The Prophet Muhammad was punk, according to Knight, because he was a nonconformist who fought for what he believed. A growing number of young Muslims who resist their parents’ orthodox views, but also struggle with the values of their non-Muslim friends, are embracing punk. Muslim punk provides a place to forge a new identity for young Muslims confused about religion and their role in American society, particularly as they are bombarded by negative stereotypes of Muslims in a post-9/11 America. At the same time, Muslim punk offers a palpable way to express anger toward the orthodoxies of fundamentalist Islam.

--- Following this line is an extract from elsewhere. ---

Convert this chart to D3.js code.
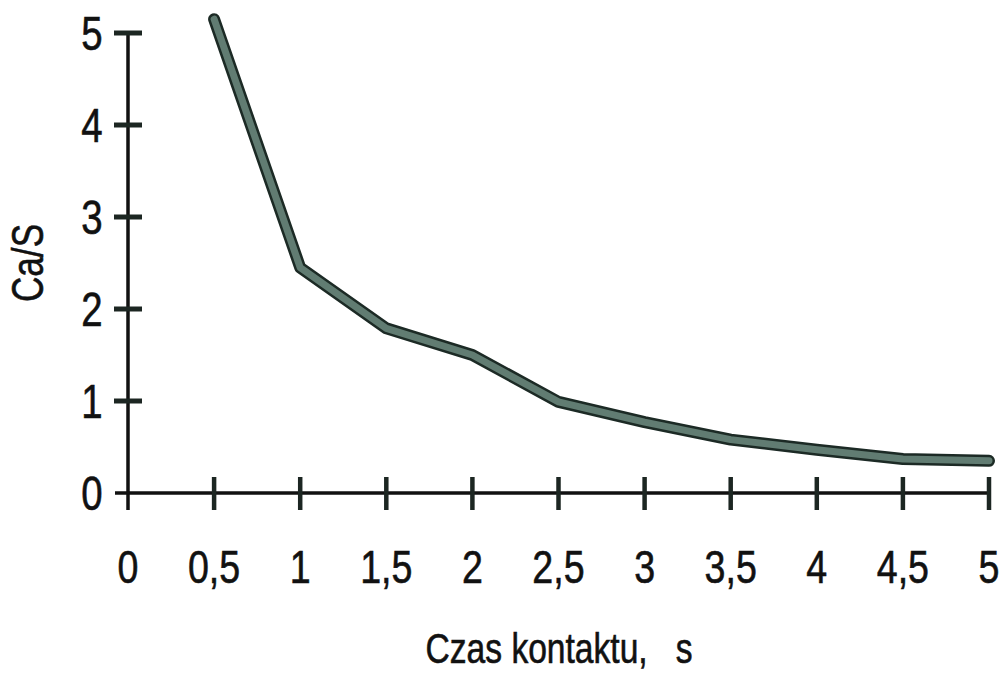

We need to be vigilant and aware of Islamism's appeal. But I think it's also important for those of us opposed to it to remember that in a direct contest with the West's freedom, Islamic theocracy will lose. There's an embrace of contradiction among the Taqwacores, a quintessentially American support of rebelliousness (fueled in part by Sufism), and a sensibility that is perhaps best described as South Park Islam:

The Kominas performed songs with provocative lyrics such as “suicide bomb the gap,” and “Rumi was a homo” (a stab at an anti-gay imam in Brooklyn). The musicians started a joke band named Box Cutter Surprise, after the knives used to hijack planes on September 11th.

Marwan Kamel, from a band on tour called Al-Thawra, Arabic for “revolution,” said members created the group to shock audiences.

“The sole purpose was to light a fire under people’s asses,” Kamel said. “We were totally exploiting Americans’ fear of terrorism, but maybe that’s what everyone needs right now.”

On tour, the taqwacore bands allowed each other to embrace their contradictions as young Muslim Americans confused about their religion, identity, and place in the world. They prayed together, philosophized about Allah, visited mosques in Harlem and Ohio, shouted their grievances about President Bush, and generally thought for themselves.

“I began to feel a balance between my identity as a Muslim and an American,” Khan said. “It was literally the most amazing experience of my life.”

The great promise of America in this new war is not, I'd argue, as a fortress against Islam, but as an incubator of those trends within Islam that can ultimately defeat Islamism. That means more openness, not less. More modernity, not less. More confidence, less fear, and a sense of, yes, humor.